Congo invited the Rwandan army to help confront FDLR rebels last month, in a sign of improved relations between the two countries after a 15-year period in which they fought two wars.

Violent legacy

Some FDLR rebels took part in Rwanda's 1994 genocide and then fled to Congo, sparking years of violence as Rwanda's powerful Tutsi-led army then invaded its mineral-rich neighbour.

Rwanda said it invaded Congo during the 1990s to hunt the Hutu force, but it did not defeat them and, in the process, Rwanda was accused of plundering Congo's resources and backing other Congolese rebels.

The UN peacekeeping force in the DRC, the world's biggest, said the pullout could spark reprisals against civilians and let Rwandan rebels retake ground they lost during the joint offensive.

"The FDLR have a very ugly past, but we haven't seen this level of violence in years."

Anneke Van Woudenberg
Human Rights Watch

Earlier in the month, the US-based Human Rights Watch (HRW) said Rwandan rebels had killed about 100 civilians in the first few weeks of the year.

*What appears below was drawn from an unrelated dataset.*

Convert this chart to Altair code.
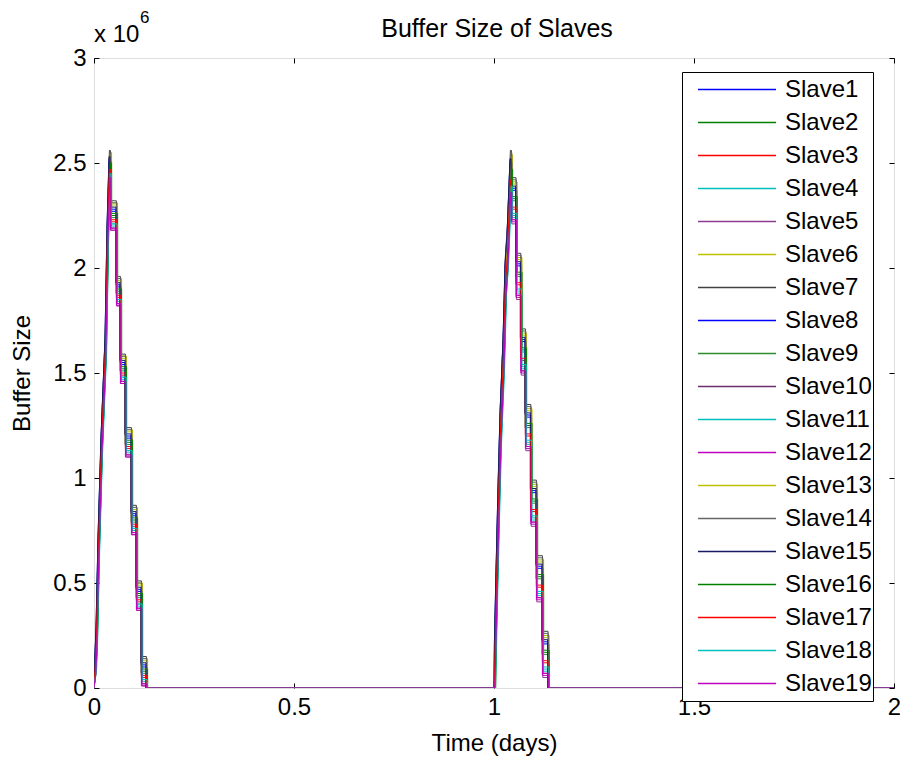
import altair as alt
import pandas as pd

FONT = "Liberation Sans"

# ---- data (time in days, buffer size in units of 1e6) ----
slaves = ["Slave1", "Slave2", "Slave3", "Slave4", "Slave5", "Slave6", "Slave7",
          "Slave8", "Slave9", "Slave10", "Slave11", "Slave12", "Slave13", "Slave14",
          "Slave15", "Slave16", "Slave17", "Slave18", "Slave19"]
colors = ["#0000FF", "#008000", "#FF0000", "#00BFBF", "#8E3A8E", "#BFBF00", "#404040",
          "#0000FF", "#2E8B2E", "#6B2F6B", "#00BFBF", "#BF00BF", "#BFBF00", "#666666",
          "#1A1A66", "#008000", "#FF0000", "#00BFBF", "#BF00BF"]
# per-slave timing lag (days)
slave_lag = [0.000, 0.002, 0.001, 0.003, 0.002, 0.004, 0.001, 0.003, 0.000, 0.002,
             0.004, 0.001, 0.003, 0.002, 0.000, 0.004, 0.001, 0.003, 0.002]
# how far each slave's plateaus sit below the top one (x 1e6), first and second burst
slave_below_1 = [0.04, 0.07, 0.10, 0.12, 0.14, 0.01, 0.00, 0.05, 0.08, 0.13,
                 0.11, 0.14, 0.02, 0.01, 0.03, 0.06, 0.09, 0.11, 0.13]
slave_below_2 = [0.05, 0.10, 0.15, 0.19, 0.22, 0.02, 0.00, 0.06, 0.11, 0.20,
                 0.18, 0.21, 0.03, 0.01, 0.04, 0.09, 0.14, 0.17, 0.20]

# first burst (day 0)
p1_rise_t = [0.000, 0.0025, 0.005, 0.010, 0.0175, 0.0275, 0.0325, 0.0375]
p1_rise_v = [0.00, 0.20, 0.32, 0.75, 1.23, 1.70, 2.23, 2.56]
p1_drop_t = [0.040, 0.055, 0.065, 0.0775, 0.0925, 0.105, 0.1175, 0.130]
p1_level = [2.32, 1.96, 1.59, 1.24, 0.87, 0.51, 0.15, 0.00]

# second burst (day 1)
p2_rise_t = [1.000, 1.001, 1.005, 1.010, 1.015, 1.0225, 1.0275, 1.0325, 1.040]
p2_rise_v = [0.00, 0.26, 0.60, 1.00, 1.35, 1.70, 2.06, 2.20, 2.56]
p2_drop_t = [1.0425, 1.054, 1.066, 1.0775, 1.091, 1.105, 1.120, 1.134]
p2_level = [2.43, 2.07, 1.71, 1.35, 0.99, 0.63, 0.27, 0.00]

end_t = 2.0

x_ticks = [0, 0.5, 1, 1.5, 2]
y_ticks = [0, 0.5, 1, 1.5, 2, 2.5, 3]


def lower(v, d):
    return 0.0 if v == 0 else max(0.0, v - d)


# ---- build the long table ----
rows = []
for k, name in enumerate(slaves):
    lag = slave_lag[k]
    d1 = slave_below_1[k]
    d2 = slave_below_2[k]
    pts = [(0.0, 0.0)]
    for t, v in zip(p1_rise_t[1:], p1_rise_v[1:]):
        pts.append((t + lag, lower(v, d1)))
    prev = lower(p1_rise_v[-1], d1)
    for t, v in zip(p1_drop_t, p1_level):
        pts.append((t + lag, prev))
        prev = lower(v, d1)
        pts.append((t + lag, prev))
    for t, v in zip(p2_rise_t, p2_rise_v):
        pts.append((t + lag, lower(v, d2)))
    prev = lower(p2_rise_v[-1], d2)
    for t, v in zip(p2_drop_t, p2_level):
        pts.append((t + lag, prev))
        prev = lower(v, d2)
        pts.append((t + lag, prev))
    pts.append((end_t, 0.0))
    for i, (t, v) in enumerate(pts):
        rows.append({"slave": name, "t": t, "v": v, "i": i})
df = pd.DataFrame(rows)

xscale = alt.Scale(domain=[0, 2], nice=False, zero=False)
yscale = alt.Scale(domain=[0, 3], nice=False, zero=False)

lines = alt.Chart(df).mark_line(strokeWidth=1, clip=True, opacity=1).encode(
    x=alt.X("t:Q", scale=xscale, axis=alt.Axis(
        orient="bottom", values=x_ticks, format="~g", offset=-5, tickSize=5,
        tickColor="black", tickWidth=1, domain=False, grid=False, labelPadding=7,
        labelFont=FONT, labelFontSize=24, labelColor="black", labelFlush=False,
        labelOverlap=False, title="Time (days)", titleFont=FONT, titleFontSize=24,
        titleFontWeight="normal", titleColor="black", titleY=67,
        titleBaseline="alphabetic")),
    y=alt.Y("v:Q", scale=yscale, axis=alt.Axis(
        orient="left", values=y_ticks, format="~g", offset=-5, tickSize=5,
        tickColor="black", tickWidth=1, domain=False, grid=False, labelPadding=8,
        labelFont=FONT, labelFontSize=24, labelColor="black", labelFlush=False,
        labelOverlap=False, title="Buffer Size", titleFont=FONT, titleFontSize=24,
        titleFontWeight="normal", titleColor="black", titleX=-70, titleY=315,
        titleAngle=270, titleAlign="center", titleBaseline="alphabetic")),
    color=alt.Color("slave:N", scale=alt.Scale(domain=slaves, range=colors),
                    legend=alt.Legend(
                        orient="none", legendX=588, legendY=14, direction="vertical",
                        title=None, symbolType="stroke", symbolSize=6084,
                        symbolStrokeWidth=1.5, clipHeight=33, rowPadding=0, padding=1,
                        symbolOffset=14, labelOffset=8, labelFont=FONT,
                        labelFontSize=24, labelColor="black", fillColor="white",
                        strokeColor="black", zindex=1, symbolLimit=0,
                        labelExpr="datum.label + '  '")),
    order="i:Q",
)

frame_axes = alt.Chart(df).mark_line(opacity=0).encode(
    x=alt.X("t:Q", scale=xscale, axis=alt.Axis(
        orient="top", values=x_ticks, offset=-5, tickSize=5, tickColor="black",
        labels=False, domain=False, grid=False, title=None)),
    y=alt.Y("v:Q", scale=yscale, axis=alt.Axis(
        orient="right", values=y_ticks, offset=-5, tickSize=5, tickColor="black",
        labels=False, domain=False, grid=False, title=None)),
    detail="slave:N",
    order="i:Q",
)

text_df = pd.DataFrame({"title": ["Buffer Size of Slaves"], "base": ["x 10"], "power": ["6"]})
title_txt = alt.Chart(text_df).mark_text(
    align="center", baseline="alphabetic", font=FONT, fontSize=25, color="black"
).encode(x=alt.value(403), y=alt.value(-21), text="title:N")
exp_base = alt.Chart(text_df).mark_text(
    align="left", baseline="alphabetic", font=FONT, fontSize=24, color="black"
).encode(x=alt.value(0), y=alt.value(-16), text="base:N")
exp_pow = alt.Chart(text_df).mark_text(
    align="left", baseline="alphabetic", font=FONT, fontSize=17, color="black"
).encode(x=alt.value(46), y=alt.value(-35), text="power:N")

chart = alt.layer(lines, frame_axes, title_txt, exp_base, exp_pow).resolve_axis(
    x="independent", y="independent"
).properties(
    width=800, height=630,
    padding={"left": 94, "top": 58, "right": 6, "bottom": 71},
    autosize=alt.AutoSizeParams(type="none"),
).configure_view(stroke="black", strokeWidth=1).configure(background="white")

chart.save("out.html", embed_options={"renderer": "svg", "actions": False})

"The FDLR have a very ugly past, but we haven't seen this level of violence in years," Anneke Van Woudenberg, a senior researcher in the Africa division at HRW, said.

Joseph Kabila, the Congolese president, also invited the Ugandan army to hunt Ugandan rebels of the Lord's Resistance Army (LRA) in the northeast of the country.

But last month he said both Ugandan and Rwandan soldiers had until the end of February to complete their operations, after domestic criticism and fears of abuse and looting.

Attacks on civilians by the LRA increased as a result of the Ugandan offensive, Reuters news agency said on Wednesday. Uganda is seeking an extension to its operation.